---- Source material
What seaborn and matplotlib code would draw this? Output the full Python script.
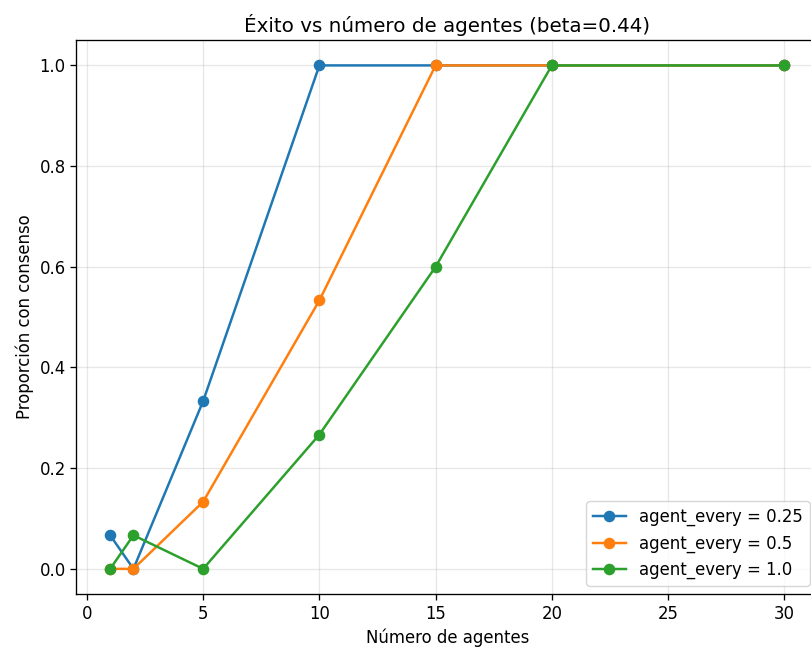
import matplotlib
matplotlib.use("Agg")
import matplotlib.pyplot as plt
import pandas as pd
import seaborn as sns

n_agents = [1, 2, 5, 10, 15, 20, 30]
every_025 = [0.0667, 0.0, 0.3333, 1.0, 1.0, 1.0, 1.0]
every_05 = [0.0, 0.0, 0.1333, 0.5333, 1.0, 1.0, 1.0]
every_10 = [0.0, 0.0667, 0.0, 0.2667, 0.6, 1.0, 1.0]

series = {"0.25": every_025, "0.5": every_05, "1.0": every_10}
colors = ["#1f77b4", "#ff7f0e", "#2ca02c"]

# the original was rendered larger and scaled down, so everything is ~1.19x
s = 1.19
plt.rcParams.update({
    "font.size": 10 * s,
    "axes.linewidth": 0.8 * s,
    "xtick.major.width": 0.8 * s,
    "ytick.major.width": 0.8 * s,
    "xtick.major.size": 3.5 * s,
    "ytick.major.size": 3.5 * s,
    "grid.linewidth": 0.8 * s,
})

fig = plt.figure(figsize=(8.11, 6.49), dpi=100)
ax = fig.add_axes([0.0943, 0.0847, 0.9143, 0.8533])

for (name, vals), c in zip(series.items(), colors):
    df = pd.DataFrame({"n": n_agents, "p": vals})
    sns.lineplot(data=df, x="n", y="p", ax=ax, color=c, marker="o",
                 markersize=6 * s, markeredgecolor=c, markeredgewidth=1 * s,
                 linewidth=1.5 * s, label=f"agent_every = {name}")

ax.set_title("Éxito vs número de agentes (beta=0.44)", fontsize=12 * s)
ax.set_xlabel("Número de agentes")
ax.set_ylabel("Proporción con consenso")
ax.grid(True, alpha=0.3)
ax.legend(loc="lower right")

plt.savefig("out.png", dpi=100)
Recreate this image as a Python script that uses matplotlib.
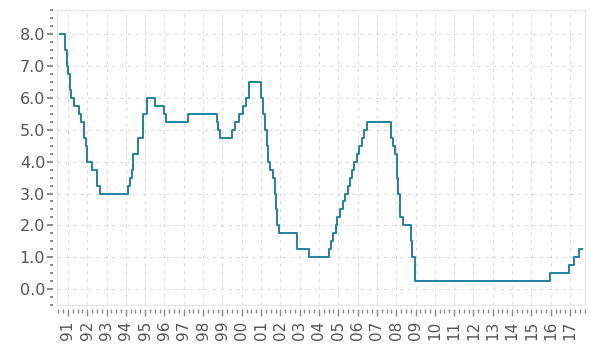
'''Fed funds target rate, step chart'''
import pandas as pd
import matplotlib
matplotlib.use('Agg')
from matplotlib import pyplot as plt
import matplotlib.dates as mdates
from matplotlib.ticker import MultipleLocator, FormatStrFormatter

# dates where the rate changes (value holds until next date)
change_dates = [
    '1990-08-01', '1990-10-29', '1990-11-14', '1990-12-07', '1990-12-19',
    '1991-01-09', '1991-02-01', '1991-03-08', '1991-04-30', '1991-08-06',
    '1991-09-13', '1991-10-31', '1991-11-06', '1991-12-06', '1991-12-20',
    '1992-04-09', '1992-07-02', '1992-09-04', '1994-02-04', '1994-03-22',
    '1994-04-18', '1994-05-17', '1994-08-16', '1994-11-15', '1995-02-01',
    '1995-07-06', '1995-12-19', '1996-01-31', '1997-03-25', '1998-09-29',
    '1998-10-15', '1998-11-17', '1999-06-30', '1999-08-24', '1999-11-16',
    '2000-02-02', '2000-03-21', '2000-05-16', '2001-01-03', '2001-01-31',
    '2001-03-20', '2001-04-18', '2001-05-15', '2001-06-27', '2001-08-21',
    '2001-09-17', '2001-10-02', '2001-11-06', '2001-12-11', '2002-11-06',
    '2003-06-25', '2004-06-30', '2004-08-10', '2004-09-21', '2004-11-10',
    '2004-12-14', '2005-02-02', '2005-03-22', '2005-05-03', '2005-06-30',
    '2005-08-09', '2005-09-20', '2005-11-01', '2005-12-13', '2006-01-31',
    '2006-03-28', '2006-05-10', '2006-06-29', '2007-09-18', '2007-10-31',
    '2007-12-11', '2008-01-22', '2008-01-30', '2008-03-18', '2008-04-30',
    '2008-10-08', '2008-10-29', '2008-12-16', '2015-12-16', '2016-12-14',
    '2017-03-15', '2017-06-14', '2017-08-10',
]
target_rates = [
    8.0, 7.75, 7.5, 7.25, 7.0,
    6.75, 6.25, 6.0, 5.75, 5.5,
    5.25, 5.0, 4.75, 4.5, 4.0,
    3.75, 3.25, 3.0, 3.25, 3.5,
    3.75, 4.25, 4.75, 5.5, 6.0,
    5.75, 5.5, 5.25, 5.5, 5.25,
    5.0, 4.75, 5.0, 5.25, 5.5,
    5.75, 6.0, 6.5, 6.0, 5.5,
    5.0, 4.5, 4.0, 3.75, 3.5,
    3.0, 2.5, 2.0, 1.75, 1.25,
    1.0, 1.25, 1.5, 1.75, 2.0,
    2.25, 2.5, 2.75, 3.0, 3.25,
    3.5, 3.75, 4.0, 4.25, 4.5,
    4.75, 5.0, 5.25, 4.75, 4.5,
    4.25, 3.5, 3.0, 2.25, 2.0,
    1.5, 1.0, 0.25, 0.5, 0.75,
    1.0, 1.25, 1.25,
]

LINE_COLOR = '#2282a0'
TEXT_COLOR = '#555555'
GRID_COLOR = '#dddddd'


def plot_rates(file_name):
    dates = pd.to_datetime(change_dates)

    fig = plt.figure(figsize=(6.0, 3.46), dpi=100)
    ax = fig.add_axes([0.095, 0.1185, 0.88, 0.8525])

    ax.step(dates, target_rates, where='post', color=LINE_COLOR, lw=1.4)

    ax.set_xlim(pd.Timestamp('1990-06-08'), pd.Timestamp('2017-10-10'))
    ax.set_ylim(-0.5, 8.76)

    # x axis: yearly labels, quarterly minor ticks
    ax.xaxis.set_major_locator(mdates.YearLocator())
    ax.xaxis.set_major_formatter(mdates.DateFormatter('%y'))
    ax.xaxis.set_minor_locator(mdates.MonthLocator(bymonth=[4, 7, 10]))
    ax.yaxis.set_major_locator(MultipleLocator(1.0))
    ax.yaxis.set_minor_locator(MultipleLocator(0.25))
    ax.yaxis.set_major_formatter(FormatStrFormatter('%.1f'))

    ax.tick_params(axis='x', which='major', direction='out', length=5,
                   width=1, color='#888888', labelrotation=90,
                   labelsize=11, labelcolor=TEXT_COLOR, pad=3)
    ax.tick_params(axis='x', which='minor', direction='out', length=3,
                   width=1, color='#888888')
    ax.tick_params(axis='y', which='major', direction='out', length=4.5,
                   width=1.2, color='#777777', labelsize=11.5,
                   labelcolor=TEXT_COLOR, pad=1)
    ax.tick_params(axis='y', which='minor', direction='out', length=2.2,
                   width=1.2, color='#777777')

    for side in ['left', 'bottom']:
        ax.spines[side].set_position(('outward', 3))
        ax.spines[side].set_visible(False)
    for side in ['top', 'right']:
        ax.spines[side].set_color('#e8e8e8')
    ax.patch.set_edgecolor('#e8e8e8')
    ax.patch.set_linewidth(1)

    ax.grid(True, which='major', color=GRID_COLOR, linestyle=(0, (3, 4)),
            linewidth=0.8)
    ax.set_axisbelow(True)

    plt.savefig(file_name, dpi=100)
    plt.close()


plot_rates('out.png')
--------
From the records above, give again only the part that opens with the line containing "Recreate this image" and closes with the line containing "from matplotlib.ticker import". Keep both ends but drop the pictures.

Recreate this image as a Python script that uses matplotlib.
'''Fed funds target rate, step chart'''
import pandas as pd
import matplotlib
matplotlib.use('Agg')
from matplotlib import pyplot as plt
import matplotlib.dates as mdates
from matplotlib.ticker import MultipleLocator, FormatStrFormatter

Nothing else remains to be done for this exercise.